Reed was a confusing counterpart of all that reflected 1960s "Underground" culture. It was all the youth movement had to offer. Running interference for the lesser evils of Top 40 radio formats and the old form’s mutation of what's cooler than cool. Phantasmagoric crossword puzzle jumbled in an exquisite blur. Melding a vision of artist, poet, musician and self-made future man. New breed of an entertaining court jester for the weirdo set. The anti-hero of space age rebellion. A complex layer cake of desire. Laid out like lines of coke on a dirty broken mirror. The autobiographical chameleon ghost wearing an ill fitting suit surfing the geography of groovy intent.

Hanging out with restless emotional baggage becoming too much too soon or too little too late. But right on time either way. Way ahead of the curve. The sensitive son of a bitch who goes insane because love, hate and a soft heart are never enough to survive the mediocre bullshit of a town without pity.
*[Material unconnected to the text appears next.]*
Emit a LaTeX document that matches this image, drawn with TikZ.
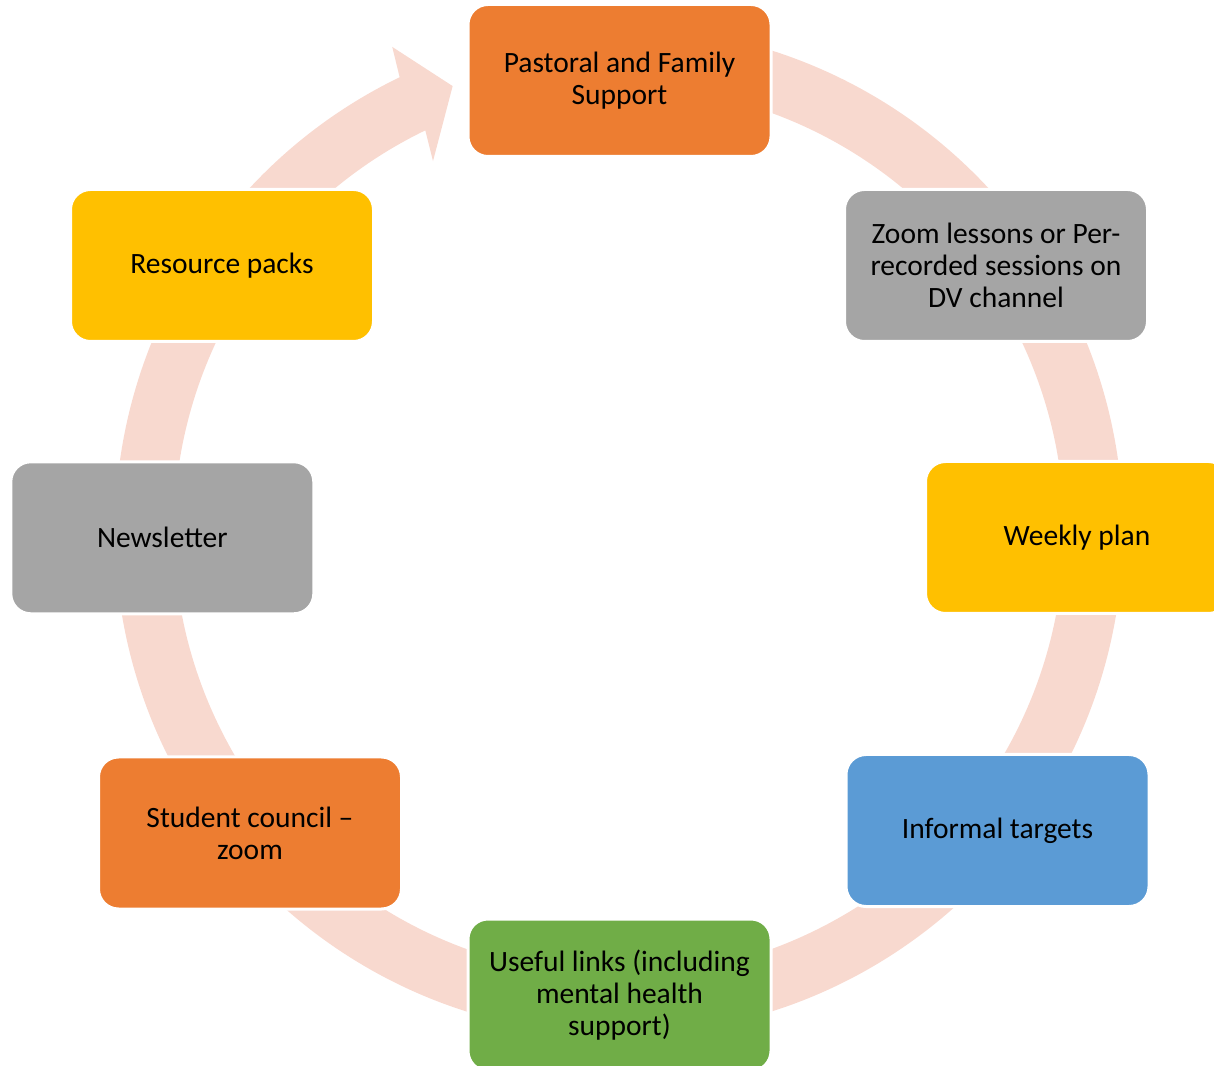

Reed embodies the mystique of a long gone NYC. Yesterday's vintage gone sour.

The big bad wolf howling in a town that never sleeps. Driven by amphetamine fantasies. Fueled with alcohol-induced visions of comatose living dead junkie saints. Drugged and dragged through dominatrix streets where no one gets out alive and if they do, then they keep on living. Dirty needles and wilted roses. A symbolic pachyderm in the parlor strumming a droning fuzz tone reverb ukulele. Strangely off key but in tune getting it all down in spite of itself.

The sadomasochistic bondage and discipline of a freaky whip and chain sex slave disposition leaving timid little fetishes way behind at the end of the nightclub line. Beat down and cowering behind velvet-roped VIP hard rocked role players. Licking boots of shiny shiny leather. Where sweaty lost boys go go dance and teary-eyed dirty faced frilly lace rips and frays fishnet stockings tangled in stilettos sharp fuck me pumps. Black lipstick smeared lips and fingernails freaked out Frankensteins. Funky antisocial socialites mingle with a crazy wild and free generation. Commonplace shock treatments administered along the way with mind-expanding drugs. Gender-bending experimentation meets up for sexual reassignment. A doctor’s prescribed remedy.

Beatniks and hipsters clash with hippies and squares tip-toeing a minefield of bad habits. Beer-swilling rednecks reject the latest and greatest atomic bomb rock ‘n’ roll. Revolutionaries touting psychedelic anarchy. Hedonistic rituals in concert with ancient bebop rites of passage to forbidden kinky places of twisted desire. One could claim Reed's music singlehandedly altered human life as we know it. Even more extreme, the music that changed the course of an entire generation’s one-minded opinions of what’s normal. A reluctant renaissance man of the counterculture in the great avant-garde beyond realities flimsy borders. An underground of plush soft crushed velvety smoothness. Trapped in a lava lamp floating around black light day glow fluorescent third eyes.

Lou Reed, mysterious prince of darkness singing a ding-dong Daddy O. The self-proclaimed rock ‘n’ roll animal. A nice Jewish boy from Long Island, hung up his guitar in 1970 proclaiming himself to be a poet. Pursued the literary outlaw life. A student of poet Delmore Schwartz. Reed decided he no longer wanted to play rock god anymore and became a word slinger for a tedious New York minute. Whoever said, "first thought, best thought" added "last thought, worst thought." Nobody chooses to be a poet and nobody begs you to be one. In Reed's case, maybe he had to transform and resign himself to fate. He had to reject who he was.

To stand alone and face the demons you malign. Still coming out on top, cream of the crop in a world you just made up. As if we have any idea what we do in the waking hours. Or contending with our nightmares minus the dreams. Poetry wasn't a big enough monster for Reed. He needed to save his soul with the holy immaculate conception of a Coney Island Baby. In 2018, a book of Reed's early poetry was released. Transcribed from a live cassette recording at St. Mark's Poetry Project in 1971.

The book’s titled, Do Angels Need Haircuts? It's a small part of a massive archive now housed at the New York Public Library. There are thousands of hours of recordings, plus interviews, documents, and photographs available to hear and see on request. On the way to the library stop at the 2nd Ave. subway to see the colossal mosaic portrait of Reed by Chuck Close. All Reed needs now is a commemorative postage stamp.